Let a,b be coprime positive integers, find an integer N (depending on a and b), such that for any integer n > N it is possible to find integers s, t ≥ 0 satisfying sa+tb = n, but no such s, t exist satisfying sa+tb = N
I conjecture that N is ab-a-b, but I cannot prove it despite considerable efforts. Please help!

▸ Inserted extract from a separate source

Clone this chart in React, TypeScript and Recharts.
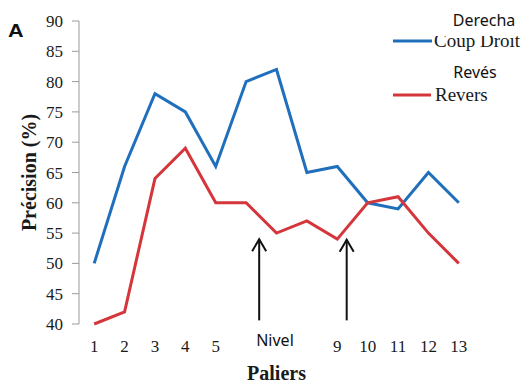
import { Legend, Line, LineChart, ReferenceLine, XAxis, YAxis } from "recharts";

const paliers = [1, 2, 3, 4, 5, 6, 7, 8, 9, 10, 11, 12, 13];
// labels 6, 7 and 8 are hidden under the "Nivel" box in the figure
const paliersVisibles = [1, 2, 3, 4, 5, 9, 10, 11, 12, 13];
const coupDroit = [50, 66, 78, 75, 66, 80, 82, 65, 66, 60, 59, 65, 60];
const revers = [40, 42, 64, 69, 60, 60, 55, 57, 54, 60, 61, 55, 50];
const yTicks = [40, 45, 50, 55, 60, 65, 70, 75, 80, 85, 90];

// arrows under the "Nivel" box (palier position, bottom, tip)
const fleches = [
  { palier: 6.43, base: 40.6, pointe: 54 },
  { palier: 9.31, base: 40.6, pointe: 53.9 },
];

const data = paliers.map((p, i) => ({
  palier: p,
  coupDroit: coupDroit[i],
  revers: revers[i],
}));

// tick marks sit between the labels, like Excel
const bornes = [...paliers.map((p) => p - 0.5), paliers[paliers.length - 1] + 0.5];
const domaineX: [number, number] = [bornes[0], bornes[bornes.length - 1]];

const BLEU = "#1f6fbd";
const ROUGE = "#d4363b";
const GRIS = "#9a9a9a";
const SERIF = '"Liberation Serif", "Times New Roman", serif';
const SANS = '"Noto Sans", sans-serif';

function Graduation(props: any) {
  const { x, y, payload, textAnchor } = props;
  return (
    <text
      x={x}
      y={y}
      dy="0.355em"
      textAnchor={textAnchor}
      fontFamily={SERIF}
      fontSize={17}
      fill="#1a1a1a"
    >
      {payload.value}
    </text>
  );
}

function GraduationX(props: any) {
  const { x, y, payload } = props;
  return (
    <text x={x} y={y} dy="0.71em" textAnchor="middle" fontFamily={SERIF} fontSize={17} fill="#1a1a1a">
      {payload.value}
    </text>
  );
}

function Fleche(props: any) {
  const { x1, y1, x2, y2 } = props;
  return (
    <g>
      <line x1={x1} y1={y1} x2={x2} y2={y2} stroke="#111" strokeWidth={2} />
      <polyline
        points={`${x2 - 7},${y2 + 12} ${x2},${y2} ${x2 + 7},${y2 + 12}`}
        fill="none"
        stroke="#111"
        strokeWidth={2}
      />
    </g>
  );
}

function Legende() {
  return (
    <svg width={148} height={120} style={{ display: "block" }}>
      <line x1={13} y1={41} x2={52} y2={41} stroke={BLEU} strokeWidth={3} />
      <text x={54} y={47} fontFamily={SERIF} fontSize={19} fill="#1a1a1a">
        Coup Droit
      </text>
      <line x1={13} y1={95} x2={51} y2={95} stroke={ROUGE} strokeWidth={3} />
      <text x={55} y={101} fontFamily={SERIF} fontSize={19} fill="#1a1a1a">
        Revers
      </text>
      {/* translated labels pasted over the originals */}
      <rect x={53} y={4} width={95} height={32} fill="#fff" />
      <text x={104} y={26} textAnchor="middle" fontFamily={SANS} fontSize={16} fill="#111">
        Derecha
      </text>
      <rect x={53} y={58} width={95} height={29} fill="#fff" />
      <text x={95} y={78} textAnchor="middle" fontFamily={SANS} fontSize={16} fill="#111">
        Revés
      </text>
    </svg>
  );
}

export default function App() {
  return (
    <div
      style={{
        position: "absolute",
        top: 0,
        left: 0,
        width: 528,
        height: 383,
        background: "#fff",
        overflow: "hidden",
      }}
    >
      <LineChart
        width={528}
        height={383}
        data={data}
        margin={{ top: 21, right: 54, bottom: 0, left: 0 }}
        style={{ fontFamily: SERIF }}
      >
        <XAxis
          xAxisId="marks"
          dataKey="palier"
          type="number"
          domain={domaineX}
          ticks={bornes}
          tick={false}
          tickSize={5}
          height={0}
          stroke={GRIS}
        />
        <XAxis
          xAxisId="labels"
          dataKey="palier"
          type="number"
          domain={domaineX}
          ticks={paliersVisibles}
          tick={<GraduationX />}
          tickLine={false}
          axisLine={false}
          tickSize={0}
          tickMargin={16}
          height={59}
          interval={0}
          label={{
            value: "Paliers",
            position: "insideBottom",
            offset: 3,
            style: { fontFamily: SERIF, fontSize: 20, fontWeight: "bold", fill: "#1a1a1a" },
          }}
        />
        <YAxis
          domain={[40, 90]}
          ticks={yTicks}
          width={79}
          tick={<Graduation />}
          tickSize={7}
          tickMargin={9}
          stroke={GRIS}
          interval={0}
          label={{
            value: "Précision (%)",
            angle: -90,
            position: "center",
            dx: -11,
            style: { fontFamily: SERIF, fontSize: 20, fontWeight: "bold", fill: "#1a1a1a" },
          }}
        />
        <Legend
          layout="vertical"
          align="center"
          verticalAlign="middle"
          wrapperStyle={{ top: 0, left: 380, width: 148, height: 120 }}
          content={() => <Legende />}
        />
        <Line
          xAxisId="marks"
          type="linear"
          dataKey="coupDroit"
          name="Coup Droit"
          stroke={BLEU}
          strokeWidth={3}
          dot={false}
          isAnimationActive={false}
        />
        <Line
          xAxisId="marks"
          type="linear"
          dataKey="revers"
          name="Revers"
          stroke={ROUGE}
          strokeWidth={3}
          dot={false}
          isAnimationActive={false}
        />
        {fleches.map((f) => (
          <ReferenceLine
            key={f.palier}
            xAxisId="marks"
            segment={[
              { x: f.palier, y: f.base },
              { x: f.palier, y: f.pointe },
            ]}
            shape={(p: any) => <Fleche {...p} />}
          />
        ))}
      </LineChart>

      {/* white box with the translated axis note */}
      <div
        style={{
          position: "absolute",
          left: 233,
          top: 322,
          width: 82,
          height: 38,
          background: "#fff",
          fontFamily: SANS,
          fontSize: 16,
          color: "#111",
          textAlign: "center",
          lineHeight: "36px",
          paddingLeft: 2,
          boxSizing: "border-box",
        }}
      >
        Nivel
      </div>

      <div
        style={{
          position: "absolute",
          left: 8,
          top: 21,
          fontFamily: '"Liberation Sans", Arial, sans-serif',
          fontWeight: "bold",
          fontSize: 18,
          lineHeight: "20px",
          color: "#111",
          transform: "scaleX(1.2)",
          transformOrigin: "left top",
        }}
      >
        A
      </div>
    </div>
  );
}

Thanks.
Yes, $N=ab-a-b$.
Each of the numbers $0, a, 2a, \ldots, (b-1)a$ can have some nonnegative multiple of $b$ added to it so the sum is somewhere in the interval $[ab-a-b+1, ab-a]$. Because $a$ and $b$ are coprime, all these sums will be different. (Namely, if $sa+tb=s'a+t'b$ for $s\ne s'$, then $(s-s')a\equiv 0\pmod b$ and since $a$ is invertible modulo $b$ we have $s\equiv s'\pmod b$, but both $s$ and $s'$ are in $[0,b-1]$, so $s=s'$).
By the pigeonhole principe, then, every number between $ab-a-b+1$ and $ab-a$ will be hit, and every larger number can be made by adding an appropriate multiple of $b$.
It remains to show that $ab-a-b$ is not hit. However, if $sa+tb=ab-a-b$, then $s<b-1$ and $sa+(t+1)b=(b-1)a$ which contradicts the observation from above that each number in $[ab-a-b+1, ab-a]$ arises in only one way. So $N$ cannot be hit.